Working Together Towards Chestnut Restoration

On November 3, 2020 about forty people from the USDA Forest Service and The American Chestnut Foundation (TACF) gathered virtually. It was the second biennial plan of work meeting between TACF and SRS.

Since the 1990s, the two organizations have worked together on American chestnut (Castanea dentata) restoration. In 2017 and in 2019, they committed to a Biennial Plan of Work that strengthens the partnership.

At the meeting, foresters, researchers, and organization leaders shared the latest advances in genetics and breeding, restoration research, and disease screening.

Since 1983, TACF has been working to restore the American chestnut. Their science strategy is called 3BUR – a reference to chestnut’s three nutritious nuts in a spiky burr.

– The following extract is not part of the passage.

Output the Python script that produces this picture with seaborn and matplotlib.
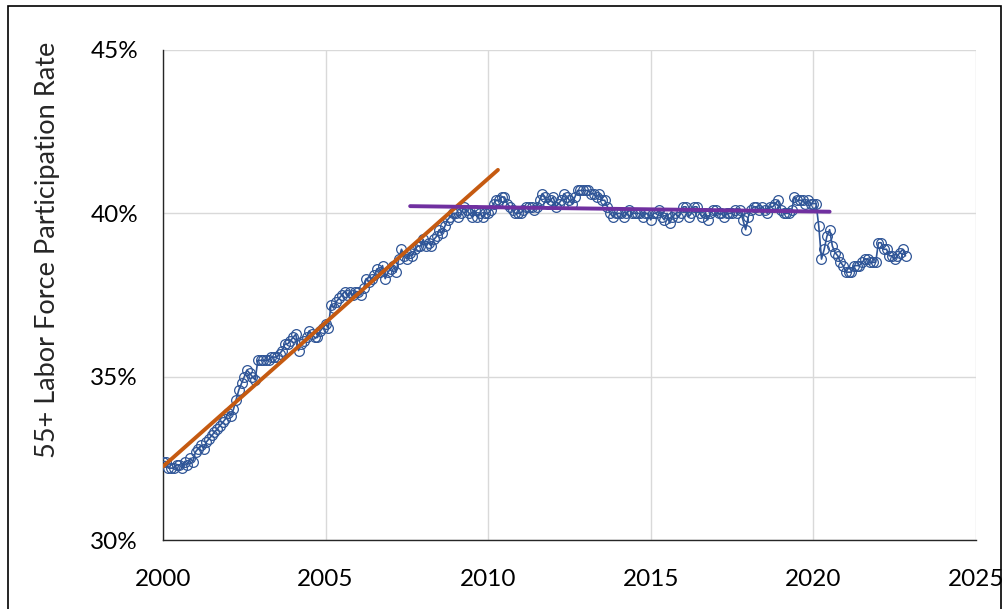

TACF uses traditional approaches (tree breeding), integrated management approaches (biocontrol), and powerful new molecular tools (biotechnology).

Two major diseases decimated American chestnut: chestnut blight (Cryphonectria parasitica) and Phytophthora root rot (Phytophthora cinnamomi). Chinese chestnut is blight resistant. Chinese chestnut and American chestnut have been backcrossed – a breeding process that aims to recover the timber-type form of American chestnut while keeping Chinese chestnut genes for blight resistance.